Movies
10/10/97
MOVIE REVIEW: Most Wanted
Wayans mostly goes through the motions
By MICHAEL JANUSONIS
Journal-Bulletin Arts Writer
*** (out of five)
Starring Keenen Ivory Wayans, Jon Voight, Jill Hennessy, Paul Sorvino, Robert Culp, Eric Roberts. A New Line Cinema release written by Wayans, directed by David Glenn Hogan. Rated R, contains violence, nudity, profanity. Running time: 97 minutes.
Keenen Ivory Wayans plays a death row escapee who gets caught in a tangled web of political intrigue when he's accused of killing the first lady in Most Wanted.
This is one of those "whom-can-you-trust?" movies, as Wayans's James Dunn tries to uncover the real assassins and their motives before he's caught by either the police, who think he did it, or by the real killers, who want him dead.
He's joined on the run by a doctor (Jill Hennessy of TV's Law and Order) whose videotape of the assassination proves Dunn's innocence. Naturally the real killers want the taped evidence, too, and lead Dunn and Dr. Constantini on a wild chase across Los Angeles.
Dunn makes some spectacular escapes -- an exploding house, a shootout in an eerie apartment building, a chase across the top of a bridge, a parachute dive off a skyscraper. One of the funniest has him pursued by about 100 people, who want the $10 million reward for his capture, across a freeway ramp which causes a demolition derby of mayhem.

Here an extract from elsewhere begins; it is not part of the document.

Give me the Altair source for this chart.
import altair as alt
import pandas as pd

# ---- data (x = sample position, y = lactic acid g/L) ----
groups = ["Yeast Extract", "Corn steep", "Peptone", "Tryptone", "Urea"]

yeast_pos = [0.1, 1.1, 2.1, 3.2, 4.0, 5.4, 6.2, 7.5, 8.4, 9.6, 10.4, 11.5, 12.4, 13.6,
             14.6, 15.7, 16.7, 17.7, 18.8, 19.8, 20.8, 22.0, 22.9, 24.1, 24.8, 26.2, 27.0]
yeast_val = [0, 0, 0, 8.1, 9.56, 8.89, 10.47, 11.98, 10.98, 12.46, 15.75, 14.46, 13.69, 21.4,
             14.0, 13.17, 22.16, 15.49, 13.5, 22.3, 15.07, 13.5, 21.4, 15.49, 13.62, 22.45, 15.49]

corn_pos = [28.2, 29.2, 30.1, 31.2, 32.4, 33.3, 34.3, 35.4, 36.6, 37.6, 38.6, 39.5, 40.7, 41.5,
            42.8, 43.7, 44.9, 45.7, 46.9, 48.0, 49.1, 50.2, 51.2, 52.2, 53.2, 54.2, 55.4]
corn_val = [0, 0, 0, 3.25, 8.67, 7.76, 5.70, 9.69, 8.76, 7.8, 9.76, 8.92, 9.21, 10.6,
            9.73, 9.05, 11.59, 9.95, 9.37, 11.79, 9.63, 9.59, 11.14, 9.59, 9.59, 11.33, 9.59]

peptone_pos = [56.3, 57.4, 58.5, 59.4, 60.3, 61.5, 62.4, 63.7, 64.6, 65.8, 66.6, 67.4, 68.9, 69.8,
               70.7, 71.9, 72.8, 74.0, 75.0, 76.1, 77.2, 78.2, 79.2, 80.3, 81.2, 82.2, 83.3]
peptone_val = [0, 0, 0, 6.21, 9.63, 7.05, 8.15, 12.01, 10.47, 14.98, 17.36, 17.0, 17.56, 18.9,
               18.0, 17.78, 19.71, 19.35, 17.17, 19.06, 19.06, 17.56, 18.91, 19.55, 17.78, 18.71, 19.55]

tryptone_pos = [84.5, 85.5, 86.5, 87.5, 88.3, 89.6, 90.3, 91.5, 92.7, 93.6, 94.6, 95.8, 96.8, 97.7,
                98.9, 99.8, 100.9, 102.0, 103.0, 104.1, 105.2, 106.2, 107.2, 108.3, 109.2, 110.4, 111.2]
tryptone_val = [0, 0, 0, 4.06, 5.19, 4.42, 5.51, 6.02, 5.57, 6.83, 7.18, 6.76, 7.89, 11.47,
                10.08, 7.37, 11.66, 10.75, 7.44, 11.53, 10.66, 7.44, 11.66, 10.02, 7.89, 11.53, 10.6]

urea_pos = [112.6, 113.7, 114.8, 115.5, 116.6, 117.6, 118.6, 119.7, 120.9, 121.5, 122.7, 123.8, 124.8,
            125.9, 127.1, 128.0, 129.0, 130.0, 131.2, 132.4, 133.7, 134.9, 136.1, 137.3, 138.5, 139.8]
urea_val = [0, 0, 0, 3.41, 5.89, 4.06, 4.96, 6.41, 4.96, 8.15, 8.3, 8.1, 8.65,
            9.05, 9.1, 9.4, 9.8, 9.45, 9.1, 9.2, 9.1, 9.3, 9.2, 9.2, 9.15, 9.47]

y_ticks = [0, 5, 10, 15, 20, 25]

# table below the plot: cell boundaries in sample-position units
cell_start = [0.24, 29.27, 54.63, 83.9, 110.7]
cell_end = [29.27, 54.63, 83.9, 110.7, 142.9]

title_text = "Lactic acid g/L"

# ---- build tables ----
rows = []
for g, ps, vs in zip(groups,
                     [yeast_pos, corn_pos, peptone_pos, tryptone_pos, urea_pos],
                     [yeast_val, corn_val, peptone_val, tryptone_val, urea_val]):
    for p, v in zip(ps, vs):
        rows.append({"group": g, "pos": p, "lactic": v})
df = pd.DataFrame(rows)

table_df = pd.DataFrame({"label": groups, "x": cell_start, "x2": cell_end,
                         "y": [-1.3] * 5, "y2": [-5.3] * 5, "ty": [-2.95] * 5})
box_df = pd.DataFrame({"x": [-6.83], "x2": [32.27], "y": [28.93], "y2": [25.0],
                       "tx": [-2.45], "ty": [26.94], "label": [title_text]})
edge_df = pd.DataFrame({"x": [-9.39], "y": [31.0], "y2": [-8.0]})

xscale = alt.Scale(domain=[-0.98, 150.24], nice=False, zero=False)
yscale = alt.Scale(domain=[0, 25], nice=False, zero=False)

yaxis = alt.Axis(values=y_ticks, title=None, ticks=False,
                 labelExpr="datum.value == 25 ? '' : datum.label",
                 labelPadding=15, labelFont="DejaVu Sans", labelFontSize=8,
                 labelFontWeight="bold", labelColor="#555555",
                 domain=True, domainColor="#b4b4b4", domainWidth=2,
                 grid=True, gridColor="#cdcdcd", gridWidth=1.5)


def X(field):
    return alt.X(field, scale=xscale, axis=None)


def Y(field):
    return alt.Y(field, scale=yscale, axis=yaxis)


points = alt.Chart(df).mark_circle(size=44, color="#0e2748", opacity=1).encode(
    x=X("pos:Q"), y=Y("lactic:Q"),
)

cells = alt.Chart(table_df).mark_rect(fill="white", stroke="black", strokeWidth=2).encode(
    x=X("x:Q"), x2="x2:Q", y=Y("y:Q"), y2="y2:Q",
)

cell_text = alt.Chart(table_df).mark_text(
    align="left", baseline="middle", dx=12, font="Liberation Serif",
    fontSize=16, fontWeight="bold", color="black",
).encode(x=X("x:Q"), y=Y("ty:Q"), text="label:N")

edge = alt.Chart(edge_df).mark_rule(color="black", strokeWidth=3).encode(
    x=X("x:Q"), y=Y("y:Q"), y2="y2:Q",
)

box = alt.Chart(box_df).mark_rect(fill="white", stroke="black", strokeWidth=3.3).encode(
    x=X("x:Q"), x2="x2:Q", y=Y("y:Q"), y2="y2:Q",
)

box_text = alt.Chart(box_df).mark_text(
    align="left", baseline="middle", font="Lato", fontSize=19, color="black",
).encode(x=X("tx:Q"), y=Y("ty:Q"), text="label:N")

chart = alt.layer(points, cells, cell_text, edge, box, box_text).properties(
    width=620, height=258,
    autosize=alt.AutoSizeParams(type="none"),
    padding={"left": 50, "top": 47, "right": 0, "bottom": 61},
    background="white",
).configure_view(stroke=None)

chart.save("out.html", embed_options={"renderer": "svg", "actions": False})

Most Wanted doesn't want for action. And if the motive for the assassination seems a little threadbare under scrutiny, this is a film that keeps you guessing for long stretches. (Although I must confess to figuring out the identity of a CIA mole pretty quickly simply because of the actor who plays him.)

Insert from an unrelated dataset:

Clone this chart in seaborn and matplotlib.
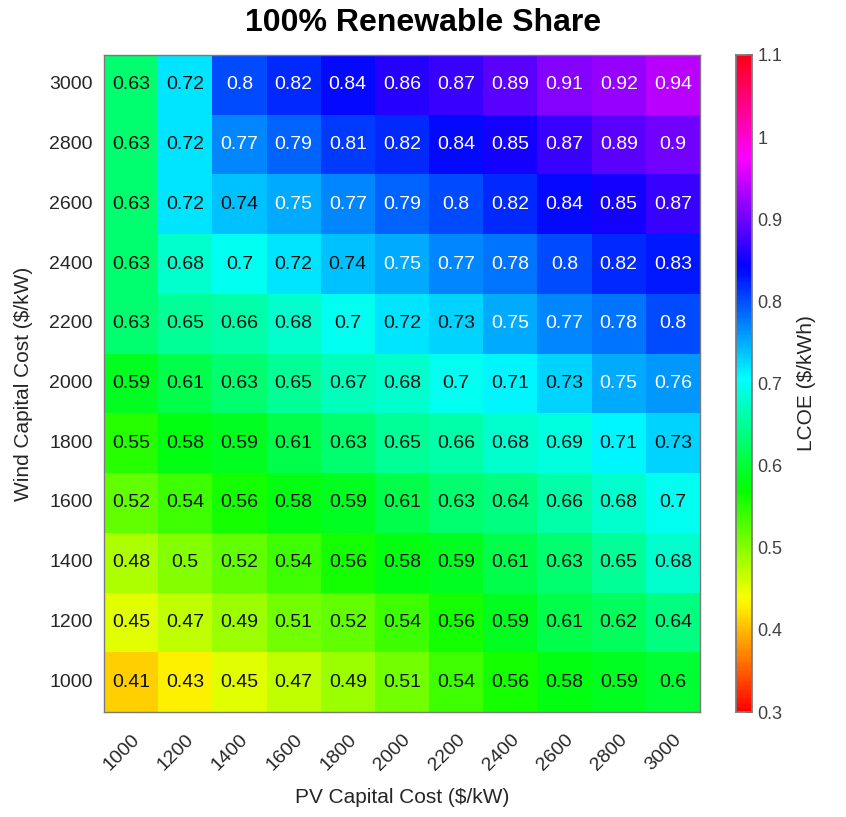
import seaborn as sns
import matplotlib.pyplot as plt
import pandas as pd

# ----------------------------------------------------------
# LCOE heatmap: PV vs wind capital cost, 100% renewable share
# ----------------------------------------------------------

pv_cost = [1000, 1200, 1400, 1600, 1800, 2000, 2200, 2400, 2600, 2800, 3000]
wind_cost = [3000, 2800, 2600, 2400, 2200, 2000, 1800, 1600, 1400, 1200, 1000]

lcoe_w3000 = [0.63, 0.72, 0.80, 0.82, 0.84, 0.86, 0.87, 0.89, 0.91, 0.92, 0.94]
lcoe_w2800 = [0.63, 0.72, 0.77, 0.79, 0.81, 0.82, 0.84, 0.85, 0.87, 0.89, 0.90]
lcoe_w2600 = [0.63, 0.72, 0.74, 0.75, 0.77, 0.79, 0.80, 0.82, 0.84, 0.85, 0.87]
lcoe_w2400 = [0.63, 0.68, 0.70, 0.72, 0.74, 0.75, 0.77, 0.78, 0.80, 0.82, 0.83]
lcoe_w2200 = [0.63, 0.65, 0.66, 0.68, 0.70, 0.72, 0.73, 0.75, 0.77, 0.78, 0.80]
lcoe_w2000 = [0.59, 0.61, 0.63, 0.65, 0.67, 0.68, 0.70, 0.71, 0.73, 0.75, 0.76]
lcoe_w1800 = [0.55, 0.58, 0.59, 0.61, 0.63, 0.65, 0.66, 0.68, 0.69, 0.71, 0.73]
lcoe_w1600 = [0.52, 0.54, 0.56, 0.58, 0.59, 0.61, 0.63, 0.64, 0.66, 0.68, 0.70]
lcoe_w1400 = [0.48, 0.50, 0.52, 0.54, 0.56, 0.58, 0.59, 0.61, 0.63, 0.65, 0.68]
lcoe_w1200 = [0.45, 0.47, 0.49, 0.51, 0.52, 0.54, 0.56, 0.59, 0.61, 0.62, 0.64]
lcoe_w1000 = [0.41, 0.43, 0.45, 0.47, 0.49, 0.51, 0.54, 0.56, 0.58, 0.59, 0.60]

cbar_ticks = [0.3, 0.4, 0.5, 0.6, 0.7, 0.8, 0.9, 1.0, 1.1]
cbar_labels = ["0.3", "0.4", "0.5", "0.6", "0.7", "0.8", "0.9", "1", "1.1"]

rows = [lcoe_w3000, lcoe_w2800, lcoe_w2600, lcoe_w2400, lcoe_w2200, lcoe_w2000,
        lcoe_w1800, lcoe_w1600, lcoe_w1400, lcoe_w1200, lcoe_w1000]
df = pd.DataFrame(rows, index=wind_cost, columns=pv_cost)

sns.set_theme(style="white")
plt.rcParams['font.family'] = ['Liberation Sans', 'DejaVu Sans']

fig = plt.figure(figsize=(8.46, 8.17), dpi=100)
ax = fig.add_axes([0.1229, 0.1285, 0.7045, 0.8042])
cax = fig.add_axes([0.870, 0.1285, 0.0189, 0.8042])

sns.heatmap(df, ax=ax, cbar_ax=cax, cmap="hsv", vmin=0.3, vmax=1.1,
            annot=True, fmt="g", annot_kws={"fontsize": 14},
            cbar_kws={"ticks": cbar_ticks})

# white labels on the dark blue / purple cells
for txt in ax.texts:
    val = float(txt.get_text())
    txt.set_color("white" if val >= 0.745 else "#101010")

for side in ax.spines.values():
    side.set_visible(True)
    side.set_color("#7a7a7a")
    side.set_linewidth(1)

ax.tick_params(axis="y", length=0, labelsize=14, colors="#262626", pad=8)
ax.tick_params(axis="x", length=0, labelsize=14, colors="#262626", pad=14)
ax.set_xticklabels(pv_cost, rotation=45, ha="right", rotation_mode="anchor")
ax.set_yticklabels(wind_cost, rotation=0)
ax.set_xlabel("PV Capital Cost ($/kW)", fontsize=15, color="#262626", labelpad=10)
ax.set_ylabel("Wind Capital Cost ($/kW)", fontsize=15, color="#262626", labelpad=12)

cax.tick_params(labelsize=13, colors="#404040", length=4, direction="in", pad=4)
cax.set_yticklabels(cbar_labels)
cax.set_ylabel("LCOE ($/kWh)", fontsize=15, color="#262626", labelpad=10)
for side in cax.spines.values():
    side.set_visible(True)
    side.set_color("#7a7a7a")

fig.suptitle("100% Renewable Share", fontsize=23, fontweight="bold",
             color="black", y=0.99, x=0.5)

fig.savefig("out.png", dpi=100)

What it lacks is a strong center in the surprisingly joyless Wayans. In Dunn's quest to find the killers, he turns up everywhere -- including the secret operations center of the real assassination squad. When he jumps off a skyscraper and then floats down via parachute while being chased in the sky by a helicopter, it's thrilling superhero stuff. But there's no spark of charisma from Wayans to bond his character as strongly with the audience as it should.
Frankly, there's not a lot of chemistry between him and Hennessy, either. She's terrified of him for long stretches at first, and by the time he finally gains her confidence, she all but disappears from the film. So too much of Most Wanted is merely going through the motions, exciting as some of those motions may be.
On the other hand, Jon Voight has enough emotion for two movies in another over-the-top performance. This is Voight's third wild and crazy guy this year -- following the wacky snake poacher of Anaconda and the blind man whose best friend is a dead dog in U-Turn. Here he's a rigid Army general who uses several aliases in a megalomaniacal plot to cover up an embarrassing Persian Gulf War incident that involves a big pharmaceutical house and the deaths of several soldiers. Voight's General Woodward, who even wears sunglasses in darkened rooms, is too much of a caricature.
Better is Paul Sorvino as the local CIA chief whose cautious mind slowly pieces the puzzle together. And when was the last time the CIA snoops were movie heroes? It may, in fact, be the most original thing about Most Wanted.